Cliff - Burkesville, KY
Blunt performed this on a 2007 episode of Sesame Street as "A Triangle." Apparently, Blunt has a thing for the three-sided shape. Sample lyric: "It must be those angles put a smile on my face, not to mention the hypotenuse."
In an interview with Q magazine February 2008, Blunt was asked about the photo of a pill on the cover of the Back To Bedlam CD. He explained: "It's a ceramic pill about a foot long that I found in Carrie Fisher's house, where I lived when I recorded both albums. It said 'Prozac' on it but I changed it, obviously, to say 20 milligrams of James Blunt. I just thought it looked cool."
The Daily Record March 22, 2008 asked Blunt if he was bored with this monster hit. The singer-songwriter replied: "If I had the radio on all the time and they kept playing that song then yes, I'd probably turn it off. But do I still like the song? Absolutely. It's a really personal song about a moment which meant a great deal to me. And I'm sure plenty of guys have seen their ex-girlfriend with a new man at some stage. It bites into you and I captured that in a really honest song. I love that song for capturing that moment. I'm saddened by what it reminds me of, and I appreciate what it did which is advertise an album I'd made."
Back To Bedlam was the biggest-selling album of the 2000s in the UK. Dido's No Angel was the second most popular, and Amy Winehouse's Back to Black the third.
British Songwriter and producer Sasha Skarbek had been helping James Blunt develop his songcraft for a while when the pair sat a piano one day in LA. During that session they developed this tune from a basic sketch into a complete song in just three hours. "It's strange that the songs you become known for tend to be the ones that come so quickly that you almost question it," Skarbek reflected to Q magazine June 2012.
According to the Daily Telegraph, Blunt sang this during the marathon 2008 All the Lost Souls tour 213 times in 58 countries in two months.
The ubiquity of this song caused some problems for Blunt, who told the British tabloid Hello! in 2014:
"There was one song that was force-fed down people's throats - 'You're Beautiful' - and it became annoying. And then people start to associate the artist with the same word."
Blunt added: "I think, at the end of the day, I was marketed by a record company to appeal to women during Desperate Housewives commercials and you lose 50 percent of the population in doing so. The marketing also painted me out as an insanely serious person, an earnest person and, as all my friends know, I'm anything but. I have a couple of over-emotional miserable songs that I'm known for, but I think it's turned that corner now. People can see I don't take myself that seriously."
In the beginning of the song, Blunt sings the first line twice ("My life is brilliant") because he mistimed it. The mistake was left in the final album recording, but omitted in radio versions. Blunt explained in a 2020 interview with The Guardian
: "The song has a false start. I sing 'my life is brilliant' twice, which is my little joke, but I think in my elated state, from whatever concoction I might have taken at the time, life did seem really brilliant. The tube certainly looked very colorful."
Aline - Montreal
Director Sam Brown shot the music video atop a cliff in Mallorca, Spain. He used a rain machine to create a dreary atmosphere, but it was actually a warm summer day that was ideal for Blunt, who had to strip off his clothes in the clip. The shoes he removed weren't his, though. The director lent his own shoes to the singer because Blunt liked them so much.

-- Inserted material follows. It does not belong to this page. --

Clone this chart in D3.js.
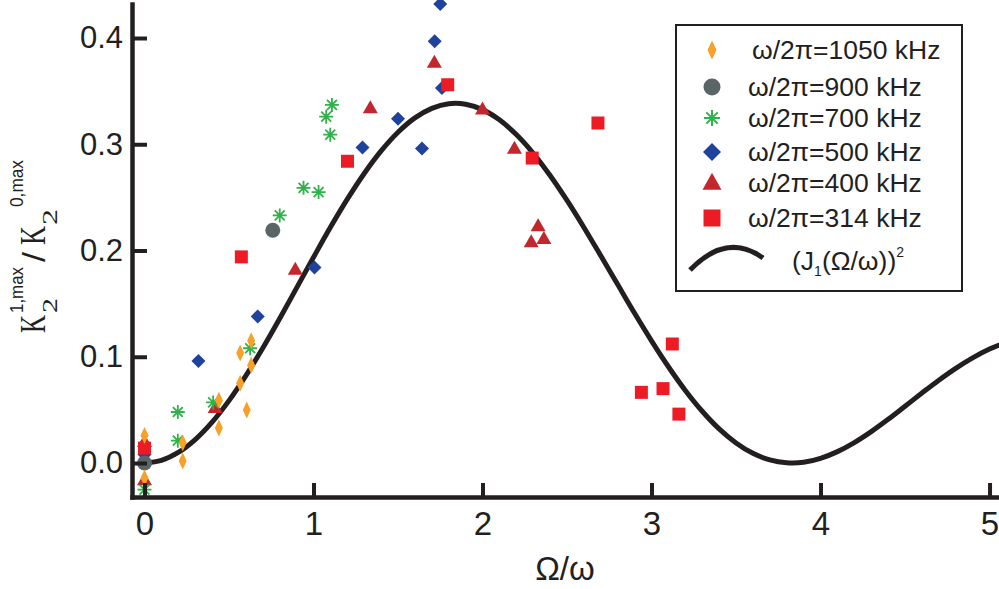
<!DOCTYPE html>
<html><head><meta charset="utf-8">
<script src="https://cdn.jsdelivr.net/npm/d3@7"></script>
<style>body{margin:0;background:#fff}svg{display:block}</style>
</head><body>
<svg id="c" width="999" height="589"></svg>
<script>
// ---- data ----
const xTicks = [0, 1, 2, 3, 4, 5];
const yTicks = [0.0, 0.1, 0.2, 0.3, 0.4];

const s1050 = [[0,0.026],[0,-0.014],[0.226,0.019],[0.226,0.002],[0.44,0.059],[0.44,0.033],[0.566,0.075],[0.566,0.1035],[0.605,0.05],[0.631,0.092],[0.631,0.115]];
const s900  = [[0,0.0],[0.759,0.219]];
const s700  = [[0,-0.025],[0.197,0.048],[0.197,0.021],[0.406,0.057],[0.625,0.108],[0.80,0.233],[0.941,0.259],[1.03,0.255],[1.109,0.337],[1.075,0.326],[1.099,0.309]];
const s500  = [[0,0.008],[0.319,0.096],[0.670,0.138],[1.006,0.184],[1.29,0.297],[1.50,0.324],[1.642,0.296],[1.76,0.353],[1.717,0.397],[1.75,0.432]];
const s400  = [[0,0.02],[0,-0.016],[0.418,0.052],[0.892,0.182],[1.336,0.334],[1.715,0.377],[2.0,0.333],[2.189,0.296],[2.329,0.223],[2.288,0.208],[2.363,0.211]];
const s314  = [[0,0.014],[0.573,0.194],[1.201,0.284],[1.794,0.356],[2.294,0.287],[2.683,0.320],[2.94,0.0665],[3.068,0.070],[3.123,0.112],[3.162,0.046]];

const curveX = [0,0.1,0.2,0.3,0.4,0.5,0.6,0.7,0.8,0.9,1.0,1.1,1.2,1.3,1.4,1.5,1.6,1.7,1.8,1.9,2.0,2.1,2.2,2.3,2.4,2.5,2.6,2.7,2.8,2.9,3.0,3.1,3.2,3.3,3.4,3.5,3.6,3.7,3.8,3.9,4.0,4.1,4.2,4.3,4.4,4.5,4.6,4.7,4.8,4.9,5.0,5.1];
const curveY = [0,0.0025,0.0099,0.0220,0.0384,0.0587,0.0822,0.1082,0.1360,0.1648,0.1936,0.2218,0.2483,0.2725,0.2937,0.3113,0.3248,0.3338,0.3382,0.3377,0.3326,0.3230,0.3091,0.2915,0.2706,0.2471,0.2217,0.1950,0.1679,0.1409,0.1150,0.0906,0.0683,0.0487,0.0321,0.0189,0.0091,0.0029,0.0002,0.0007,0.0044,0.0107,0.0192,0.0295,0.0411,0.0534,0.0658,0.0779,0.0891,0.0990,0.1073,0.1136];

const legendLabels = ["ω/2π=1050 kHz","ω/2π=900 kHz","ω/2π=700 kHz","ω/2π=500 kHz","ω/2π=400 kHz","ω/2π=314 kHz"];

// ---- styles ----
const INK = "#231f20";
const C = {o:"#f7a12b", g:"#5b6566", gr:"#2db34a", b:"#1f429c", t:"#c1272d", s:"#ed1c24"};

const svg = d3.select("#c");
const x = d3.scaleLinear().domain([-0.074, 5.056]).range([132, 999]);
const y = d3.scaleLinear().domain([-0.032, 0.432]).range([497, 4]);

const sym = {
  dNarrow: (w,h)=>`M0,${-h/2}L${w/2},0L0,${h/2}L${-w/2},0Z`,
  diamond: (w,h)=>`M0,${-h/2}L${w/2},0L0,${h/2}L${-w/2},0Z`,
  tri: (w,h)=>`M0,${-h*0.6}L${w/2},${h*0.4}L${-w/2},${h*0.4}Z`,
  sq: (s)=>`M${-s/2},${-s/2}h${s}v${s}h${-s}Z`,
  star: (r)=>{const d=r*0.7071;return `M0,${-r}V${r}M${-r},0H${r}M${-d},${-d}L${d},${d}M${-d},${d}L${d},${-d}`;}
};

const line = d3.line().x((d,i)=>x(curveX[i])).y(d=>y(d)).curve(d3.curveCatmullRom);
svg.append("defs").append("clipPath").attr("id","clip").append("rect").attr("x",132).attr("y",0).attr("width",867).attr("height",497);
svg.append("path").attr("d", line(curveY)).attr("fill","none").attr("stroke",INK).attr("stroke-width",5).attr("clip-path","url(#clip)");

function plot(data, d, fill, stroke, sw){
  svg.append("g").selectAll("path").data(data).join("path")
    .attr("transform", p=>`translate(${x(p[0])},${y(p[1])})`)
    .attr("d", d)
    .attr("fill", fill).attr("stroke", stroke||"none").attr("stroke-width", sw||0);
}
plot(s400, sym.tri(15,13), C.t);
plot(s500, sym.diamond(14,14), C.b);
plot(s314, sym.sq(13), C.s);
plot(s700, sym.star(7), "none", C.gr, 1.8);
svg.append("g").selectAll("circle").data(s900).join("circle")
  .attr("cx",p=>x(p[0])).attr("cy",p=>y(p[1])).attr("r",7.5).attr("fill",C.g);
plot(s1050, sym.dNarrow(8,17), C.o);

const ax = svg.append("g").attr("transform","translate(0,497)")
  .call(d3.axisBottom(x).tickValues(xTicks).tickFormat(d3.format("d")).tickSize(-14).tickSizeOuter(0).tickPadding(15));
const ay = svg.append("g").attr("transform","translate(132,0)")
  .call(d3.axisLeft(y).tickValues(yTicks).tickFormat(d3.format(".1f")).tickSize(-15).tickSizeOuter(0).tickPadding(9));
[ax, ay].forEach(a=>{
  a.select(".domain").attr("stroke",INK).attr("stroke-width",4.5).attr("stroke-linecap","square");
  a.selectAll(".tick line").attr("stroke",INK).attr("stroke-width",4);
  a.selectAll("text").attr("fill",INK);
});
ax.selectAll("text").attr("font-family","'Liberation Sans Narrow','Arial Narrow',sans-serif").attr("font-size",33);
ay.selectAll("text").attr("font-family","'Liberation Sans',Arial,sans-serif").attr("font-size",31);

svg.append("text").attr("x",565).attr("y",580).attr("text-anchor","middle")
  .attr("font-family","'Liberation Sans Narrow','Arial Narrow',sans-serif").attr("font-size",33).attr("fill",INK).text("Ω/ω");

const yl = svg.append("g").attr("transform","translate(45,333) rotate(-90)").attr("fill",INK);
function piece(txt, u, len, base, fam, size){
  yl.append("text").attr("x",u).attr("y",base).attr("font-family",fam).attr("font-size",size)
    .attr("textLength",len).attr("lengthAdjust","spacingAndGlyphs").text(txt);
}
const serif = "'Liberation Serif','Times New Roman',serif", sans = "'Liberation Sans',Arial,sans-serif";
piece("K", 0, 18, 0, serif, 36);
piece("2", 20, 15, 12, serif, 21);
piece("1,max", 20, 46, -22, sans, 19);
piece("/", 71, 10, 0, sans, 31);
piece("K", 88, 19, 0, serif, 36);
piece("2", 108, 16, 12, serif, 21);
piece("0,max", 126, 47, -22, sans, 19);

const lg = svg.append("g");
lg.append("rect").attr("x",676).attr("y",25).attr("width",286).attr("height",266).attr("fill","#fff").attr("stroke",INK).attr("stroke-width",2);
const ly = [50, 87, 118, 152, 183, 218];
const lsym = [
  {d:sym.dNarrow(9,19), f:C.o},
  null,
  {d:sym.star(8), f:"none", s:C.gr, w:2},
  {d:sym.diamond(18,18), f:C.b},
  {d:sym.tri(19,17), f:C.t},
  {d:sym.sq(17), f:C.s}
];
lsym.forEach((m,i)=>{
  if(!m){ lg.append("circle").attr("cx",712).attr("cy",ly[i]).attr("r",8.5).attr("fill",C.g); return; }
  lg.append("path").attr("transform",`translate(712,${ly[i]})`).attr("d",m.d).attr("fill",m.f).attr("stroke",m.s||"none").attr("stroke-width",m.w||0);
});
legendLabels.forEach((t,i)=>{
  lg.append("text").attr("x", i===0?752:748).attr("y", ly[i]+9).attr("font-family",sans).attr("font-size",26.5).attr("fill",INK).text(t);
});
lg.append("path").attr("d","M690,270Q727,232 763,258").attr("fill","none").attr("stroke",INK).attr("stroke-width",5);
const jt = lg.append("text").attr("x",792).attr("y",270).attr("font-family",sans).attr("font-size",26.5).attr("fill",INK);
jt.append("tspan").text("(J");
jt.append("tspan").attr("font-size",14).attr("dy",6).text("1");
jt.append("tspan").attr("dy",-6).text("(Ω/ω))");
jt.append("tspan").attr("font-size",14).attr("dy",-13).text("2");
</script>
</body></html>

The song's co-writer Sacha Skarbek told Hit Quarters what songwriting lessons he shared with the singer: "When James and I first started working together although he had enormous potential - a great ability with lyrics and turn of phrase - he didn't necessarily have all the songcraft - the understanding of how arrangements work or of how hooks are important and how they work. So not just the technical side but also in how to get your message across - when to make things simple and when to allow a little bit more imagery. I think that was what I was able to offer him at that stage."
Blunt's 2019 video for "Cold
" follows where "You're Beautiful" left off, showing him washed ashore after diving into the water.